The "buy appliances in January or August" advice is everywhere. It's not wrong — but it treats appliances as a single category when they're several different markets with different supply chains, model cycles, and retailer incentives.

Refrigerators and large kitchen appliances do tend to have genuine price drops in January (post-Christmas clearance) and in August (new models arriving in autumn, outgoing models being cleared). But the same calendar doesn't apply to washing machines, robot vacuums, or smaller kitchen electronics. These follow different patterns, and buying a washing machine in August expecting a refrigerator-level discount is usually disappointing.

Large kitchen appliances (refrigerators, ovens, dishwashers)

These follow the most predictable seasonal pattern and are where the January/August advice is most accurate. Model cycles in this category are annual, with new models typically arriving at major Dutch retailers between September and October. The window to buy outgoing models at genuine discounts runs from mid-July through late August, when retailers are under pressure to clear floor space.

January clearance for this category is real but shallower — typically 10–15% below the preceding autumn price rather than the 20–25% seen at the end of summer for outgoing models.

Washing machines and dryers

These have a less clean seasonal pattern because they're more need-driven purchases. People don't wait six months because their washing machine broke. This means retailers can't predict demand with the same accuracy as other appliances, and genuine price floors tend to be narrower and shorter.

The most consistent window we've observed is the 3–4 weeks after major commercial periods (Black Friday fortnight, post-Christmas) when retailer pressure to move stock creates genuine temporary price floors.
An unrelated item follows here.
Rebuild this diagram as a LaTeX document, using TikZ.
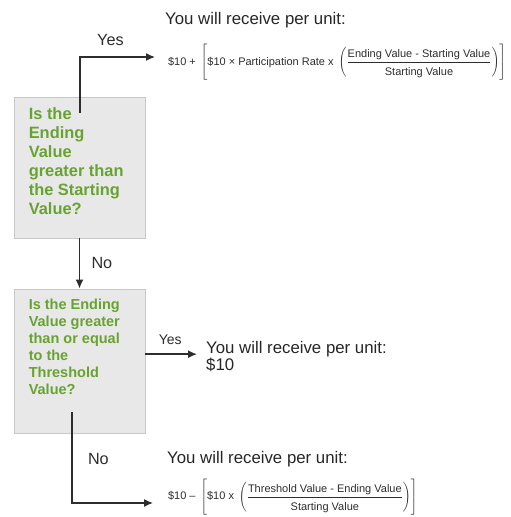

These aren't the deep discounts of other categories but they're real.

Robot vacuums and smart home devices

These operate on a completely different cycle because the category leaders release new models far more frequently — sometimes two or three generations per year — and the older models depreciate quickly in response. The buying window for these isn't tied to the calendar at all; it's tied to model release cycles.

The practical implication: for robot vacuums specifically, tracking the model release cadence of the brands you're considering matters far more than watching the seasonal calendar. A two-generation-old model from a major brand can be genuinely good value regardless of the month.

Practical notes for Dutch buyers

Dutch retailers (particularly Coolblue and MediaMarkt NL) run category-specific promotions that don't always align with the standard seasonal calendar. Coolblue in particular runs themed weeks for specific appliance categories — these are worth noting because they tend to represent genuine stock-clearing rather than inflated-reference-price promotions. They're hard to predict in advance but appear in the signal board when we catch them.

The Deal Score timing factor accounts for category-specific windows rather than applying a single seasonal calendar. A robot vacuum in March might score the same on timing as a refrigerator in August if the model release cycle makes March a good window for that category.